Vancouver
by Aaron Zedonis


Oct. 03, 1997

O.K., here is the scoop on the Vancouver show. I got to the Orpheum at about 8:10, and Elcka was already on stage. I noticed two things as I was walking down the center aisle to me seats (7th row, next to the aisle)

1) There was no barrier between the fans and the stage, just three guards standing there. We're not talking about some towering stage either. An average sized person could rest their elbows on the stage while watching the show.

2) The crowd was nothing like I expected. Vancouver is a trendy city, and people were very well dressed. I was one of maybe 20 people who was wearing a Smiths/Morrissey shirt. No meatheads, no dumb kids, just a bunch of polite 20-somethings sporting their best clothes along with thick framed glasses and flowers/packages for Moz.

So I sat through about 30-45 minutes of Elcka. They were excellent! Everything that people said about the drummer was right. Unfortunately, the crowd wasn't into them, but you can't really blame them. The lead singer even made a joke about it. "Thank you very much. You have all remained in your seats perfectly throughout the show."

When Elcka ended I walked up to the bouncer and asked if I could walk up to the front and try to hand Morrissey a letter during the show. He told me that only the first three rows would be allowed to stand near the front, so I would have to throw it to him. (but as it turned out people in the first 3 rows & girls with big breasts were allowed up front.)

The drum track of "The Operation" started, and there was a mad rush down the aisle. I seized the moment, moved to the 5th row and hopped over seats to the front. Once the show started, no tickets were checked, so I managed to stay up there for the whole show.

I thought that the band was a little flat (or maybe slow) during "The More You Ignore Me" & I was unimpressed with Alain's solo during "Paint A Vulgar Picture". Other than that, they were great. Morrissey's voice was in top condition! There were two slight variations in the songs. In PAVP he sang "MTV, MTV, MTV, kiss their arses. Sadly this was your life ..." In NMHIF Morrissey dragged out the "raincoated lover" part and skipped the word "puny".

The kid standing next to me was weird. He looked at me like my head was on fire when I screamed after the first chord of PAVP. Later he almost wet his pants when he heard the beginning of "The Teachers are Afraid..." He even tried to start moshing. He was the only kid like that.

Morrissey was very kind to the crowd. He excepted almost all of the gifts that people had (I had to throw mine on stage) and shook/held hands with 20-30 people. His line of the night was "Are you bored stiff yet?" The crowd answered that they weren't. He replied "You will be!"
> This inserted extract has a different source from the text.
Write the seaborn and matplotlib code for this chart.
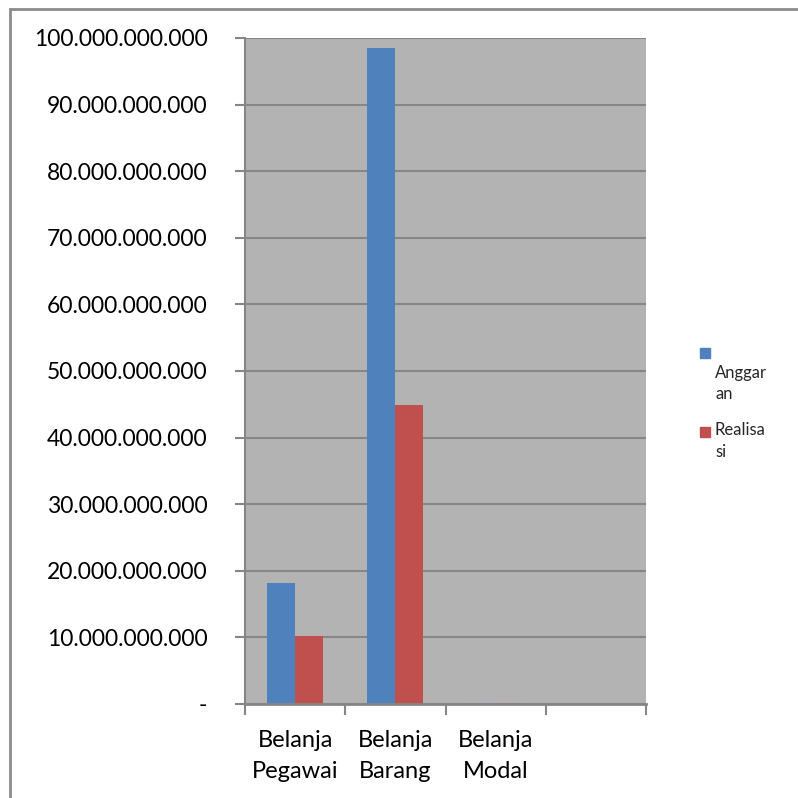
import numpy as np
import pandas as pd
import matplotlib.pyplot as plt
import matplotlib.patches as mpatches
from matplotlib.ticker import FuncFormatter, FixedLocator
import seaborn as sns

sns.set_theme(style="white")
plt.rcParams["font.family"] = ["Lato", "DejaVu Sans"]

CATEGORIES = ["Belanja\nPegawai", "Belanja\nBarang", "Belanja\nModal", " "]
ANGGARAN   = [18.2e9, 98.5e9, 0.15e9]
REALISASI  = [10.2e9, 44.9e9, 0.15e9]
SERIES     = ["Anggaran", "Realisasi"]
LEGEND_TXT = ["\nAnggar\nan", "Realisa\nsi"]
COLORS     = ["#4f81bd", "#c0504d"]

df = pd.DataFrame({
    "kategori": CATEGORIES[:3] * 2,
    "nilai": ANGGARAN + REALISASI,
    "seri": [SERIES[0]] * 3 + [SERIES[1]] * 3,
})


def fmt_id(v, pos):
    if v == 0:
        return "-"
    return f"{v:,.0f}".replace(",", ".")


fig = plt.figure(figsize=(7.98, 7.98), dpi=100)
ax = fig.add_axes([245 / 798, 0.1178, 401 / 798, 0.8346])

sns.barplot(data=df, x="kategori", y="nilai", hue="seri", order=CATEGORIES,
            palette=COLORS, width=0.56, gap=0, ax=ax, legend=False,
            saturation=1, edgecolor="none")

ax.set_facecolor("#b3b3b3")
ax.set_xlim(-0.5, 3.5)
ax.set_ylim(0, 100e9)
ax.yaxis.set_major_locator(FixedLocator(np.arange(0, 100e9 + 1, 10e9)))
ax.yaxis.set_major_formatter(FuncFormatter(fmt_id))
ax.grid(axis="y", color="#868686", linewidth=1.5)
ax.set_axisbelow(True)

for s in ["top", "right"]:
    ax.spines[s].set_visible(False)
ax.spines["left"].set_color("#868686")
ax.spines["bottom"].set_color("#868686")
ax.spines["left"].set_linewidth(1.5)
ax.spines["bottom"].set_linewidth(2)

ax.tick_params(axis="y", which="major", direction="out", length=7, width=1.5,
               color="#868686", left=True, labelsize=16.5, pad=20, labelcolor="black")
ax.set_xticks(range(4))
ax.set_xticklabels(CATEGORIES, fontsize=17, linespacing=1.55)
ax.tick_params(axis="x", which="major", length=0, pad=19, labelcolor="black")
ax.set_xticks(np.arange(-0.5, 4, 1), minor=True)
ax.tick_params(axis="x", which="minor", direction="out", length=8, width=1.5,
               color="#868686", bottom=True)
ax.set_xlabel("")
ax.set_ylabel("")

# legenda manual
for (y_sq, txt, c) in [(0.5575, LEGEND_TXT[0], COLORS[0]),
                       (0.4585, LEGEND_TXT[1], COLORS[1])]:
    fig.add_artist(mpatches.Rectangle((700 / 798, y_sq - 0.0065), 10 / 798, 10 / 798,
                                      transform=fig.transFigure, color=c))
    fig.text(715 / 798, y_sq + 0.013, txt, fontsize=12, va="top", ha="left",
             linespacing=1.45)

# bingkai luar
fig.add_artist(mpatches.Rectangle((10 / 798, -0.05), 1.1, 1 - 9 / 798 + 0.05,
                                  transform=fig.transFigure, fill=False,
                                  edgecolor="#8c8c8c", linewidth=2))

fig.savefig("out.png", dpi=100)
Then there were the stage-crashers. 10-20 got up on stage, and he was very kind to them. I had the kid next to me help me up (thank you kind sir) during "Shoplifters". Did anyone see me. I was the tall kid on my knees right in front of Morrissey (I was wearing a beat up, black, long-sleeved Smiths shirt and I have a goatee) I feel like my body knew what to do more than my mind did. I instinctively reached out my hand palm up, and he grabbed it ( in the meantime I was put in a headlock.) He looked me right in the eyes and said "Thank you." I instinctively kissed his hand like he was royalty and was whisked off stage into the alley outside. My wife later asked me what I said, because she saw that I was up there for so long, and she saw him speaking to me (we didn't see him speak to anyone else.) Quite honestly, I don't know what I did. Maybe it was the Smiths shirt, maybe he saw me singing to every song (no one around me sang), maybe he appreciated the effort to battle on stage just to touch him, maybe it was the look on my face, maybe I did say something. I'll never know.

The moral of this story is: if you have the opportunity to get on stage, do it (so many people were willing to help!) If you want to get closer, hop seats, don't use the aisles.